**Records excerpted from a collection**

┄┄┄┄┄┄┄┄┄┄

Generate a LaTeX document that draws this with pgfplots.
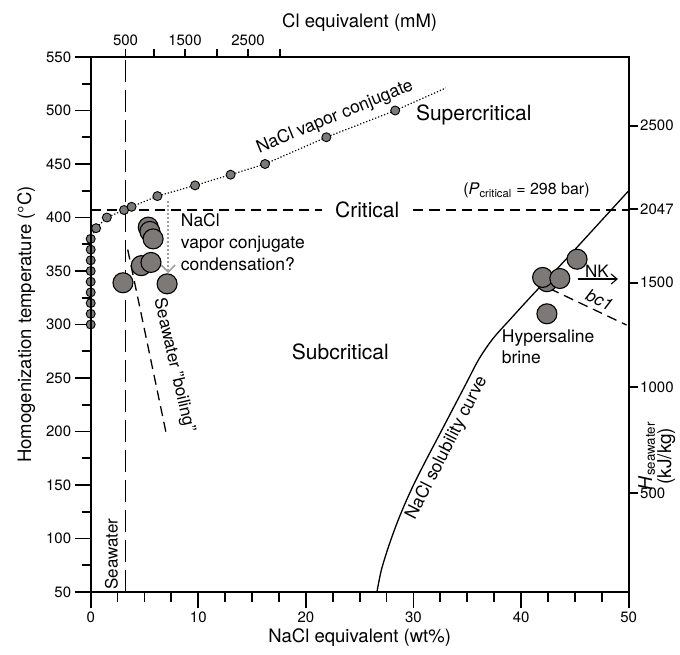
\documentclass[border=0pt]{standalone}
\usepackage{fontspec}
\setmainfont{TeX Gyre Heros}
\usepackage{pgfplots}
\pgfplotsset{compat=1.18}
\usetikzlibrary{arrows.meta}
\definecolor{dotgray}{RGB}{125,121,118}
\definecolor{arrgray}{RGB}{160,160,160}
\begin{document}
\begin{tikzpicture}
\begin{axis}[
  scale only axis, width=538pt, height=535pt,
  xmin=0, xmax=50, ymin=50, ymax=550,
  xtick pos=bottom, ytick pos=left,
  xtick={0,10,...,50}, ytick={50,100,...,550},
  minor x tick num=3, minor y tick num=1,
  tick align=outside,
  major tick length=16pt, minor tick length=9pt,
  axis line style={line width=1.8pt},
  tick style={line width=1.8pt, color=black},
  tick label style={font=\fontsize{15}{18}\selectfont},
  /pgf/number format/assume math mode=true,
  xlabel={NaCl equivalent (wt\%)},
  ylabel={Homogenization temperature (°C)},
  label style={font=\fontsize{18.5}{22}\selectfont},
  xlabel style={at={(axis description cs:0.5,-0.086)}, anchor=center},
  ylabel style={at={(axis description cs:-0.12,0.5)}, anchor=center},
  clip=false,
]
% tick marks and frame as plain plot segments
\pgfplotsinvokeforeach{0,10,20,30,40,50}{\addplot[black, line width=1.8pt] coordinates {(#1,50) (#1,35.05)};}
\pgfplotsinvokeforeach{2.5,5,7.5,12.5,15,17.5,22.5,25,27.5,32.5,35,37.5,42.5,45,47.5}{\addplot[black, line width=1.8pt] coordinates {(#1,50) (#1,40.65)};}
\pgfplotsinvokeforeach{50,100,150,200,250,300,350,400,450,500,550}{\addplot[black, line width=1.8pt] coordinates {(0,#1) (-1.487,#1)};}
\pgfplotsinvokeforeach{75,125,175,225,275,325,375,425,475,525}{\addplot[black, line width=1.8pt] coordinates {(0,#1) (-0.744,#1)};}
\pgfplotsinvokeforeach{3.24,5.88,8.76,11.71,14.62,17.59}{\addplot[black, line width=1.8pt] coordinates {(#1,550) (#1,556.54)};}
\pgfplotsinvokeforeach{142.5,241.3,339,408,485.8}{\addplot[black, line width=1.8pt] coordinates {(50,#1) (50.836,#1)};}
\addplot[black, line width=1.8pt] coordinates {(0,50) (50,50) (50,550) (0,550) (0,50)};
% seawater composition
\addplot[line width=1.5pt, dash pattern=on 22pt off 8pt] coordinates {(3.25,50) (3.25,550)};
% critical line
\addplot[line width=1.3pt, dash pattern=on 10pt off 6pt] coordinates {(0,407) (21.5,407)};
\addplot[line width=1.3pt, dash pattern=on 10pt off 6pt] coordinates {(30,407) (50,407)};
% seawater boiling
\addplot[line width=1.3pt, dash pattern=on 10pt off 6pt] coordinates {(3.44,370) (7.0,199)};
% bc1
\addplot[line width=1.3pt, dash pattern=on 10pt off 6pt] coordinates {(41.3,340) (49.8,299.5)};
% vapor conjugate
\addplot[line width=1.2pt, dotted] coordinates {(0,380) (0.5,390) (1.5,400) (3.1,407) (3.8,410) (6.2,420) (9.7,430) (13.0,440) (16.2,450) (21.9,475) (28.3,500) (33,521)};
\addplot[only marks, mark=*, mark size=4.5pt, mark options={fill=dotgray, draw=black, line width=0.9pt}] coordinates {
(0,300) (0,310) (0,320) (0,330) (0,340) (0,350) (0,360) (0,370) (0,380) (0.5,390) (1.5,400) (3.1,407) (3.8,410) (6.2,420) (9.7,430) (13.0,440) (16.2,450) (21.9,475) (28.3,500)};
% condensation arrow
\addplot[arrgray, line width=2pt, dash pattern=on 2pt off 2pt, -{Straight Barb[length=7pt,width=14pt,line width=1.6pt]}] coordinates {(7.2,415) (7.2,348)};
% fluid inclusions
\addplot[only marks, mark=*, mark size=10pt, mark options={fill=dotgray, draw=black, line width=1.1pt}] coordinates {
(3.0,339) (7.1,338) (4.7,355) (5.6,358) (5.35,391) (5.5,387) (5.8,380)
(42.4,340) (42.0,344) (43.6,343) (45.2,361) (42.4,310)};
% NaCl solubility curve
\addplot[line width=1.3pt, smooth] coordinates {(26.6,50) (27.0,70) (27.6,90) (28.3,110) (29.1,130) (30.0,150) (31.1,172) (32.3,195) (33.6,220) (34.9,245) (36.1,268) (37.4,287) (39.0,305) (41.0,327) (43.9,358) (47.0,392) (50,425)};
% NK arrow
\addplot[line width=1.1pt, -{Straight Barb[length=6pt,width=10pt]}] coordinates {(45.3,342.5) (49.0,342.5)};
% labels
\node[font=\fontsize{21}{25}\selectfont] at (axis cs:35.6,496) {Supercritical};
\node[font=\fontsize{21}{25}\selectfont] at (axis cs:25.7,407) {Critical};
\node[font=\fontsize{16}{19}\selectfont] at (axis cs:40.5,425) {(\textit{P}\textsubscript{critical} = 298 bar)};
\node[font=\fontsize{21}{25}\selectfont] at (axis cs:23.2,274.3) {Subcritical};
\node[font=\fontsize{17.5}{22}\selectfont, align=left, anchor=north west, inner sep=0pt] at (axis cs:8.37,404) {NaCl\\vapor conjugate\\condensation?};
\node[font=\fontsize{17.5}{21}\selectfont, align=left, anchor=north west, inner sep=0pt] at (axis cs:38.2,295) {Hypersaline\\brine};
\node[font=\fontsize{17.5}{21}\selectfont, rotate=22.4] at (axis cs:22.7,494) {NaCl vapor conjugate};
\node[font=\fontsize{17.5}{21}\selectfont, rotate=63] at (axis cs:33.1,184.5) {NaCl solubility curve};
\node[font=\fontsize{17}{21}\selectfont, rotate=-77] at (axis cs:7.75,262) {Seawater "boiling"};
\node[font=\fontsize{17}{21}\selectfont, rotate=90] at (axis cs:1.93,85.5) {Seawater};
\node[font=\fontsize{17}{21}\selectfont, anchor=base] at (axis cs:47.05,344) {NK};
\node[font=\fontsize{17}{21}\selectfont, rotate=-25] at (axis cs:47.3,323) {\textit{bc1}};
\node[font=\fontsize{19}{19}\selectfont, rotate=90, align=center] at (axis cs:52.6,177) {\textit{H}\textsubscript{seawater}\\(kJ/kg)};
\end{axis}
\begin{axis}[
  scale only axis, width=538pt, height=535pt,
  xmin=0, xmax=50, ymin=50, ymax=550,
  xtick pos=top, ytick pos=right,
  xticklabel pos=top, yticklabel pos=right,
  xtick={3.24,5.88,8.76,11.71,14.62,17.59},
  xticklabels={500,,1500,,2500,},
  ytick={142.5,241.3,339,408,485.8},
  yticklabels={500,1000,1500,2047,2500},
  tick align=outside, major tick length=8pt,
  axis line style={line width=1.8pt},
  tick style={line width=1.8pt, color=black},
  tick label style={font=\fontsize{15}{18}\selectfont},
  xlabel={Cl equivalent (mM)},
  label style={font=\fontsize{18.5}{22}\selectfont},
  xlabel style={at={(axis description cs:0.5,1.0645)}, anchor=center},
]
\addplot[draw=none] coordinates {(0,50) (50,550)};
\end{axis}
\pgfresetboundingbox
\path[use as bounding box] (-90.7pt,-62pt) rectangle (589.3pt,592pt);
\end{tikzpicture}
\end{document}
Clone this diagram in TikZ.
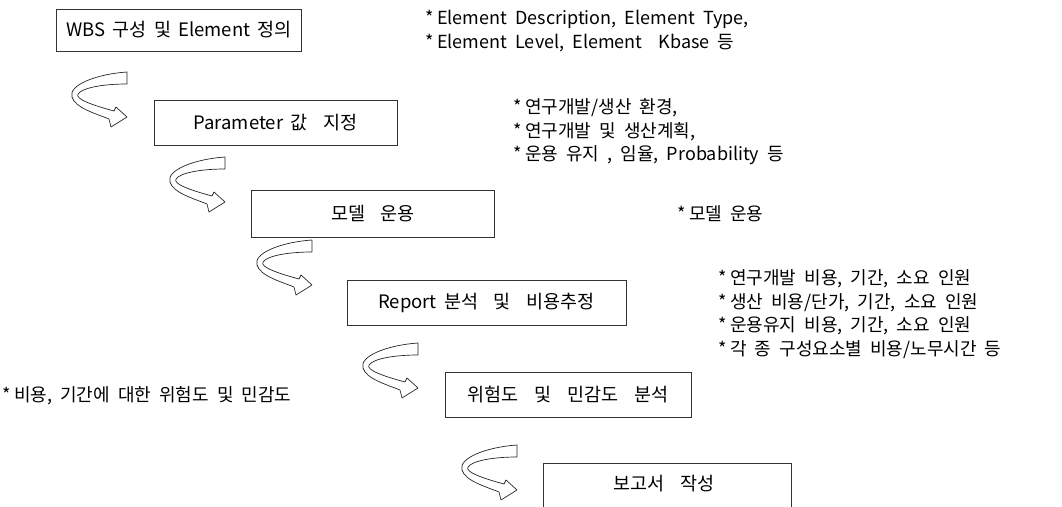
\documentclass[tikz,border=0pt]{standalone}
\usepackage{fontspec}
\setmainfont{Noto Sans CJK KR}
\newcommand{\gapsp}{\hspace{0.85em}}
\newcommand{\st}{*\hspace{0.2em}}
\newcommand{\boxfnt}{\fontsize{18.5}{22}\selectfont\spaceskip=0.4em\relax}
\newcommand{\notefnt}{\fontsize{18}{23.5}\selectfont\spaceskip=0.45em\relax}
\begin{document}
\begin{tikzpicture}[x=1pt,y=-1pt,
  box/.style={draw=black!80, line width=0.8pt, rectangle, inner sep=0pt, font=\boxfnt},
  boxtext/.style={inner sep=0pt, font=\boxfnt},
  note/.style={anchor=west, align=left, inner sep=0pt, font=\notefnt},
  curlarrow/.pic={\draw[black!85, line width=0.7pt, fill=white, line join=round]
     (55,0) .. controls (25,2) and (-4,13) .. (0,25)
     .. controls (3,36) and (25,42) .. (37,47) -- (39,55) -- (55,45) -- (44,35) -- (42,39)
     .. controls (20,33) and (3,27) .. (6,22)
     .. controls (10,16) and (30,12) .. (55,12) -- cycle;}
]
\useasboundingbox (0,0) rectangle (1062,506);
\clip (0,0) rectangle (1062,506);
% boxes
\node[box, minimum width=245pt, minimum height=42pt] (b1) at (179,30) {WBS 구성 및 Element 정의};
\node[box, minimum width=243pt, minimum height=45pt] (b2) at (275.5,122.5) {Parameter 값\gapsp 지정};
\node[box, minimum width=243pt, minimum height=47pt] (b3) at (373,213.5) {모델\gapsp 운용};
\node[box, minimum width=279pt, minimum height=45pt] (b4) at (486.5,303) {Report 분석\gapsp 및\gapsp 비용추정};
\node[box, minimum width=246pt, minimum height=45pt] (b5) at (568,394.5) {위험도\gapsp 및\gapsp 민감도\gapsp 분석};
\node[box, minimum width=248pt, minimum height=70pt] (b6) at (667,498) {};
\node[boxtext] (t6) at (664,484) {보고서\hspace{0.9em}작성};
% curved arrows
\pic at (72,72) {curlarrow};
\pic at (170,157) {curlarrow};
\pic at (257,240) {curlarrow};
\pic at (363,343) {curlarrow};
\pic at (462,445) {curlarrow};
% notes
\node[note] (n1) at (425,31) {\st Element Description, Element Type,\\\st Element Level, Element\hspace{0.9em}Kbase 등};
\node[note] (n2) at (513,132) {\st 연구개발/생산 환경,\\\st 연구개발 및 생산계획,\\\st 운용 유지 , 임율, Probability 등};
\node[note] (n3) at (677,214) {\st 모델 운용};
\node[note] (n4) at (718,314) {\st 연구개발 비용, 기간, 소요 인원\\\st 생산 비용/단가, 기간, 소요 인원\\\st 운용유지 비용, 기간, 소요 인원\\\st 각 종 구성요소별 비용/노무시간 등};
\node[note] (n5) at (2,396) {\st 비용, 기간에 대한 위험도 및 민감도};
\end{tikzpicture}
\end{document}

┄┄┄┄┄┄┄┄┄┄

**BRIEF**
Copy every line above that holds the word "this".

**EXERCISE ANSWER**
Generate a LaTeX document that draws this with pgfplots.
Clone this diagram in TikZ.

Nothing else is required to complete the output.